El desastre de Curalaba en 1599, la pérdida de las ciudades del sur y el establecimiento de la frontera en el Biobío producen un cambio relevante en los temas y en la perspectiva de las crónicas, aunque la guerra de Arauco siga siendo central. Ya adentrados en el siglo XVII, además de los soldados españoles Alonso González de Nájera, Santiago de Tesillo y Jerónimo de Quiroga 15, escriben soldados criollos, como Francisco Núñez de Pineda y Bascuñán, miembros de órdenes religiosas como Diego de Rosales y el criollo Alonso de Ovalle, jesuitas, o el mercedario Juan de Barrenechea y Albis, también criollo. Salvo el breve texto de Santiago de Tesillo, Guerra de Chile (Madrid 1647) y la Histórica relación del Reino de Chile (Roma 1646) de Alonso de Ovalle, la mayor parte de estos textos siguen inéditos y circulan en manuscritos. En todos ellos predomina el relato histórico ya sea de conquista o de la guerra de Arauco, así como temas relacionados con la legitimidad de los medios para asegurar y completar la conquista o los modos de terminar con la guerra de Arauco, discutidos desde una perspectiva jurídica o teológica, lo que muchas veces se hace utilizando una retórica notarial y del sermón. La preeminencia de soldados y de miembros del clero es notoria, quedando fuera otro tipo de escritores, como funcionarios públicos o abogados, así como escritores indígenas o mestizos.
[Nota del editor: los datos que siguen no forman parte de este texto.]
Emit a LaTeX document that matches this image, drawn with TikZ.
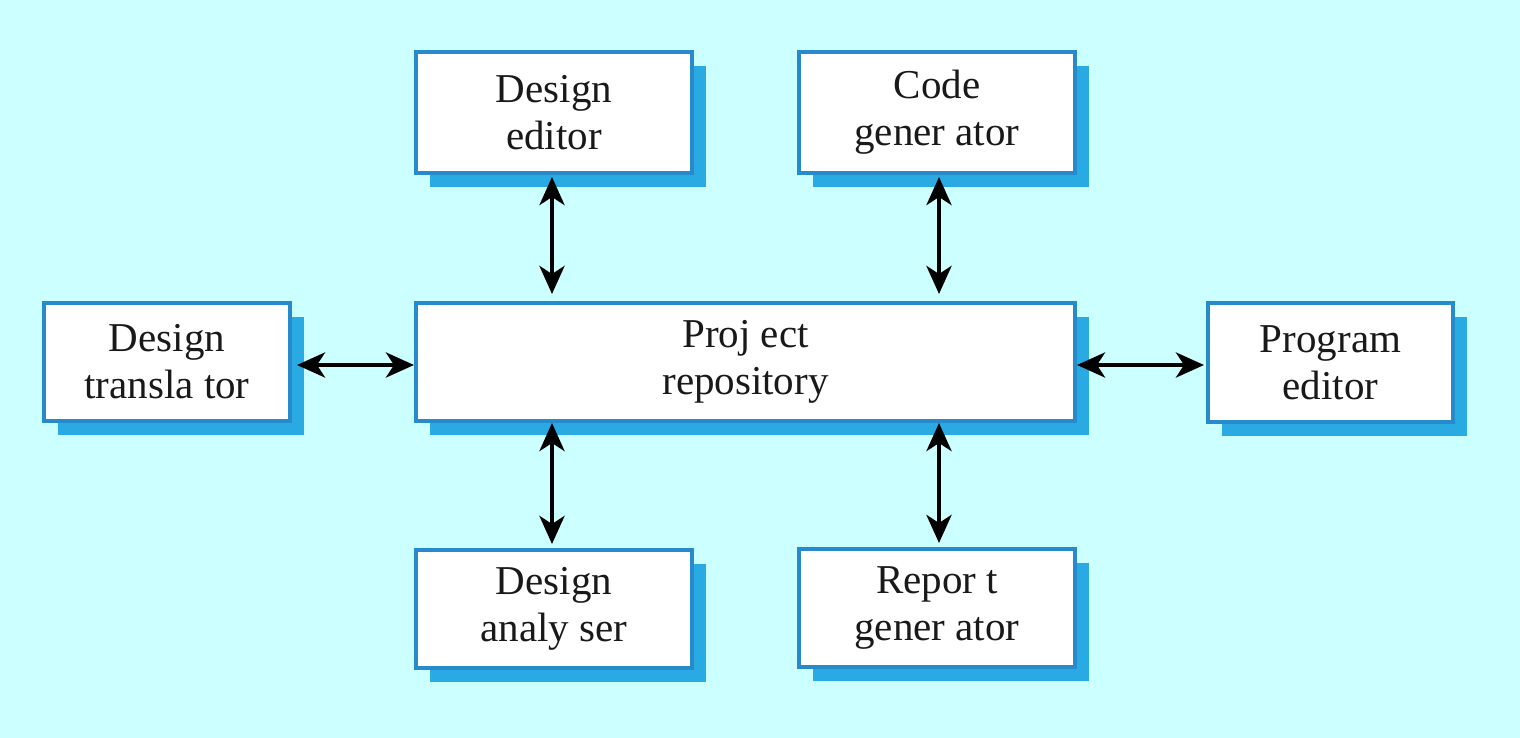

Las críticas a las políticas con respecto a la guerra, a la administración, pero también al comportamiento de soldados y encomenderos, otorga un carácter más amargo y pesimista a los debates. Surgen polémicas en torno a la esclavitud indígena y a la estrategia de la guerra defensiva respaldada por Luis de Valdivia, y durante todo el siglo XVII «la balanza de la política española se debatirá entre los extremos de la conciliación y la violencia excesiva» (Goicovich, «Entre la conquista y la consolidación fronteriza» 318) 16. Estos temas siguen presentes en las crónicas coloniales durante todo el siglo (331), si bien son especialmente relevantes en su primera mitad, durante la cual se reconoce una mayor actividad bélica en comparación al período que sigue al levantamiento de 1655 (Villalobos 1985). Durante este siglo se ha descrito también un cambio en la orientación del discurso sobre el indígena, en relación con el fracaso de un sistema de conquista que se pensó posible hasta el desastre de Curalaba. Así, hacia finales de siglo XVI se reconoce el afianzamiento de un discurso que reaccionaba al hecho de que los españoles fracasaron en el intento por convertir al mapuche en un productor de excedentes, como se hiciera en México o en el área andina: «la convicción de los españoles del siglo XVI que en la Araucanía había abundante oro y que los mapuche debían recogerlo, los obligó a insistir en el control del territorio y de su población», lo que fue un factor que determinó que la conquista «en Chile se revistió de tanta violencia» (Pinto 15). Este fracaso llevó a articular la idea de un indígena bárbaro e incorregible que estorbaba al europeo, «al punto de ponerse en duda la conveniencia de su conservación»; se le califica de demoníaco y bárbaro, lo que justifica su exterminio (16-17).